Once, when talking to three of my fellow female classmates, the topic of women in science arose. Two of these friends are learning assistants (LAs) in lower-level physics courses and the topic had been brought up in their last education seminar. They observed that the female students they taught tended to ask female LAs for help. Whether consciously or not, girls in physics courses seemed to feel more comfortable approaching another female for clarification on problems in class. (I’m sure there’s been multitudes of research on this phenomenon. I don’t have any on hand at the moment, but this is a topic I’d love to explore further in a future post.)
This prompted me to reflect on my own behavior in physics classes and whether or not I may have been intimidated by the unavoidable male presence. Historically, I’m pretty atrocious at asking questions or participating in lecture at all. But, at least consciously, I don’t think that had anything to do with the men. Upon introspection, I came to the conclusion that I was more apprehensive about asking dumb questions in front of everyone. It wasn’t the number of males in the room that made me nervous, it was the sheer number of students, regardless of gender! In fact, there are plenty of girls whose intelligence intimidates me. I was even uncomfortable asking questions among some of my close friends in the PDT.
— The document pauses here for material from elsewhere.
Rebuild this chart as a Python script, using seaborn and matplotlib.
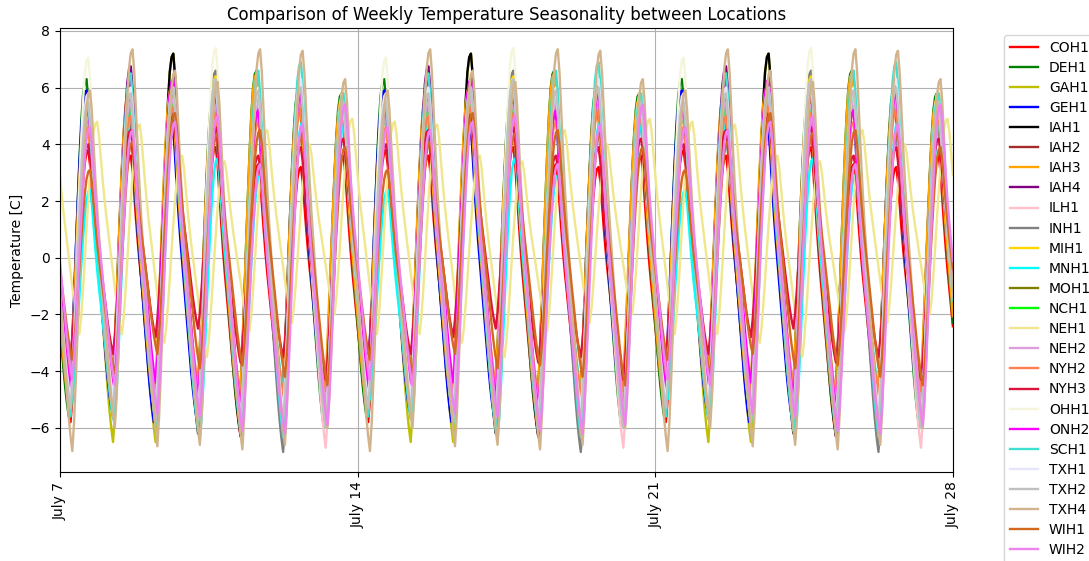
import numpy as np
import pandas as pd
import matplotlib
matplotlib.use("Agg")
import matplotlib.pyplot as plt
import matplotlib.dates as mdates
import seaborn as sns

locations = ["COH1", "DEH1", "GAH1", "GEH1", "IAH1", "IAH2", "IAH3", "IAH4", "ILH1", "INH1",
             "MIH1", "MNH1", "MOH1", "NCH1", "NEH1", "NEH2", "NYH2", "NYH3", "OHH1", "ONH2",
             "SCH1", "TXH1", "TXH2", "TXH4", "WIH1", "WIH2"]
colors = ["red", "green", "y", "blue", "black", "brown", "orange", "purple", "pink", "gray",
          "gold", "cyan", "olive", "lime", "khaki", "plum", "coral", "crimson", "beige", "magenta",
          "turquoise", "lavender", "silver", "tan", "chocolate", "violet"]

# daily peak (afternoon) values for the 7 days of the week, per location
peaks = {
    "COH1": [3.8, 3.6, 4.4, 3.9, 3.3, 3.2, 3.6],
    "DEH1": [6.3, 5.6, 5.8, 5.9, 6.6, 6.0, 5.8],
    "GAH1": [5.7, 6.2, 7.2, 6.5, 6.1, 6.2, 5.9],
    "GEH1": [5.9, 5.8, 5.3, 5.6, 5.9, 5.7, 5.5],
    "IAH1": [5.8, 6.4, 7.2, 6.0, 5.8, 6.1, 5.7],
    "IAH2": [5.0, 5.4, 5.6, 5.3, 5.2, 5.5, 5.0],
    "IAH3": [5.4, 5.9, 6.0, 5.7, 6.5, 5.8, 5.6],
    "IAH4": [5.6, 6.75, 6.3, 5.9, 5.8, 6.0, 5.6],
    "ILH1": [5.2, 5.4, 5.8, 6.1, 5.5, 5.9, 5.6],
    "INH1": [5.6, 5.9, 6.2, 6.6, 5.7, 5.8, 5.7],
    "MIH1": [5.5, 5.8, 6.0, 6.4, 5.7, 5.9, 5.6],
    "MNH1": [2.4, 5.2, 5.0, 3.5, 2.9, 4.8, 4.9],
    "MOH1": [5.3, 5.6, 5.9, 5.5, 5.6, 5.7, 5.4],
    "NCH1": [5.0, 5.4, 5.5, 5.2, 5.6, 5.8, 5.2],
    "NEH1": [4.8, 4.7, 3.6, 3.4, 4.5, 4.0, 4.9],
    "NEH2": [5.0, 5.5, 5.6, 5.4, 5.5, 5.6, 5.3],
    "NYH2": [4.6, 5.0, 5.3, 5.1, 4.8, 5.2, 4.9],
    "NYH3": [4.0, 4.5, 5.0, 4.6, 3.6, 3.9, 4.2],
    "OHH1": [7.06, 6.0, 6.1, 7.4, 6.0, 6.3, 5.9],
    "ONH2": [5.2, 6.3, 6.3, 5.8, 5.2, 5.8, 5.5],
    "SCH1": [5.4, 6.5, 6.0, 6.2, 6.6, 6.9, 5.8],
    "TXH1": [5.8, 6.0, 6.0, 6.1, 5.8, 6.3, 5.3],
    "TXH2": [5.5, 5.8, 6.0, 6.3, 5.9, 6.0, 5.5],
    "TXH4": [5.9, 7.35, 6.6, 6.2, 7.35, 7.3, 6.3],
    "WIH1": [3.1, 4.1, 5.1, 4.4, 4.5, 4.4, 3.9],
    "WIH2": [4.6, 4.5, 4.8, 5.0, 3.3, 4.7, 5.4],
}
# daily trough (early morning) values for the 7 days of the week, per location
troughs = {
    "COH1": [-5.8, -4.9, -5.2, -4.8, -6.3, -5.6, -5.2],
    "DEH1": [-5.6, -5.2, -5.6, -5.4, -5.8, -5.7, -6.0],
    "GAH1": [-5.3, -6.5, -6.5, -5.8, -5.9, -5.6, -5.8],
    "GEH1": [-5.0, -5.3, -5.8, -5.6, -5.5, -5.4, -5.6],
    "IAH1": [-5.4, -5.6, -5.7, -6.2, -6.3, -5.8, -5.5],
    "IAH2": [-4.8, -4.5, -4.8, -5.0, -5.2, -5.0, -4.9],
    "IAH3": [-5.2, -5.0, -5.3, -5.2, -5.5, -5.4, -5.1],
    "IAH4": [-5.0, -5.4, -5.6, -5.6, -5.7, -5.6, -5.4],
    "ILH1": [-5.3, -5.5, -5.6, -5.9, -6.0, -6.0, -6.7],
    "INH1": [-5.2, -5.6, -5.7, -5.5, -6.0, -6.85, -5.8],
    "MIH1": [-5.5, -5.3, -5.8, -5.7, -5.5, -5.6, -5.4],
    "MNH1": [-5.0, -5.6, -5.5, -6.4, -5.6, -5.0, -5.3],
    "MOH1": [-5.0, -5.2, -5.4, -4.7, -5.3, -5.4, -5.2],
    "NCH1": [-4.9, -5.1, -5.2, -5.3, -5.0, -5.5, -5.5],
    "NEH1": [-2.7, -2.7, -3.0, -3.5, -2.6, -2.3, -2.0],
    "NEH2": [-4.6, -4.8, -5.0, -5.1, -5.2, -5.3, -5.0],
    "NYH2": [-4.2, -4.6, -4.8, -4.5, -4.9, -4.8, -4.7],
    "NYH3": [-3.4, -3.4, -2.8, -2.5, -3.7, -3.5, -4.3],
    "OHH1": [-5.3, -5.0, -5.4, -5.4, -5.9, -5.5, -6.0],
    "ONH2": [-4.6, -4.5, -4.4, -4.9, -5.3, -6.0, -5.6],
    "SCH1": [-5.6, -5.7, -5.9, -6.1, -6.2, -6.3, -6.0],
    "TXH1": [-5.0, -4.9, -5.3, -5.4, -5.6, -5.4, -5.7],
    "TXH2": [-5.3, -5.4, -5.8, -5.7, -5.9, -5.8, -6.0],
    "TXH4": [-6.82, -6.0, -6.65, -6.6, -6.76, -6.6, -6.0],
    "WIH1": [-3.6, -4.1, -3.4, -3.9, -3.8, -4.2, -4.5],
    "WIH2": [-4.3, -4.5, -5.5, -5.6, -6.1, -6.2, -5.9],
}
# phase lag in hours per location (most follow the common cycle)
lag_hours = {"NEH1": 5, "TXH4": 1, "DEH1": -1, "GEH1": -1, "IAH3": -1,
             "MNH1": 1, "WIH1": 1, "WIH2": 1}

# normalized hourly shape of the daily cycle (0 = trough, 1 = peak)
hour_profile = [0.36, 0.29, 0.22, 0.15, 0.09, 0.04, 0.00, 0.08, 0.20, 0.34, 0.49, 0.63,
                0.76, 0.87, 0.95, 0.99, 1.00, 0.94, 0.84, 0.74, 0.65, 0.57, 0.50, 0.43]

times = pd.date_range("2023-07-07 00:00", "2023-07-28 00:00", freq="h")

rows = []
for loc in locations:
    P, T = peaks[loc], troughs[loc]
    lag = lag_hours.get(loc, 0)
    for i, ts in enumerate(times):
        t = i - lag
        d, h = divmod(t, 24)
        w = d % 7
        if 6 <= h <= 16:
            lo, hi = T[w], P[w]
        elif h > 16:
            lo, hi = T[(w + 1) % 7], P[w]
        else:
            lo, hi = T[w], P[(w - 1) % 7]
        rows.append((ts, loc, lo + hour_profile[h] * (hi - lo)))
df = pd.DataFrame(rows, columns=["time", "location", "temp"])

fig = plt.figure(figsize=(10.89, 5.61), dpi=100)
ax = fig.add_axes([0.055, 0.159, 0.820, 0.791])
for loc, col in zip(locations, colors):
    sub = df[df["location"] == loc]
    sns.lineplot(data=sub, x="time", y="temp", color=col, label=loc, ax=ax, linewidth=1.7)

ax.set_xlim(pd.Timestamp("2023-07-07"), pd.Timestamp("2023-07-28"))
ax.set_ylim(-7.55, 8.1)
ax.xaxis.set_major_locator(mdates.DayLocator(bymonthday=[7, 14, 21, 28]))
ax.xaxis.set_major_formatter(mdates.DateFormatter("%B %-d"))
plt.setp(ax.get_xticklabels(), rotation=90)
ax.grid(True)
ax.set_xlabel("")
ax.set_ylabel("Temperature [C]")
ax.set_title("Comparison of Weekly Temperature Seasonality between Locations")
ax.legend(bbox_to_anchor=(1.05, 1), loc="upper left", labelspacing=0.44)

fig.savefig("out.png", dpi=100)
I believe my lack of confidence in physics is a confluence of many aspects of my life and personality: an inherent lack of skill, a shortage of passion, a dash of imposter syndrome. That last item might also become the focus of its own post, but I’d like to elaborate on the first.
I firmly believe that, with enough grit, determination, and hard work, anyone can learn physics and even excel in the field. But there is no doubt that some inborn talent can’t hurt. Isaac Newton, who revolutionized 17th-century science with giant leaps in optics, the laws of motion, and the invention of calculus; George Green, an underappreciated British mathematician who, with only one year of formal schooling, developed functions that laid the groundwork for incredible breakthroughs in physics and mathematics; and Albert Einstein (he speaks for himself) possessed unquestionable talent that simply can’t be taught. Many of us plebeians, however, finding ourselves severely lacking in the natural-born-genius category, must resort to that second category: passion. My own father got C’s in his first two years in physics before he bit the bullet and pushed himself in his latter three years of undergrad (yes, that’s five years of undergraduate school), culminating in his admittance to Stanford where he eventually earned his PhD in physics. He had a passion, a love of physics that I see in so many of my classmates–one that I simply do not share.
Am I too hard on myself? Perhaps. But if I’m not, who will be?
If you’ve made it this far (first of all, thank you), you may be wondering why I called this post “a love story.” So far, I’ve recounted my slowly-eroding passion for physics, from detached wonderment to tangible awe to slight dispassion to minor hatred, and there hasn’t been much evidence of love. In all honesty, I’d say my current attitude towards physics hovers somewhere between the latter two levels, so not all hope is lost! I’ve been reading a pretty mediocre book about CERN with an intriguing section about muons, so I’m excited to explore that facet of particle physics even further in the months to come.
Physics and I haven’t totally broken it off yet. There’s still time for this love story to have a happy ending.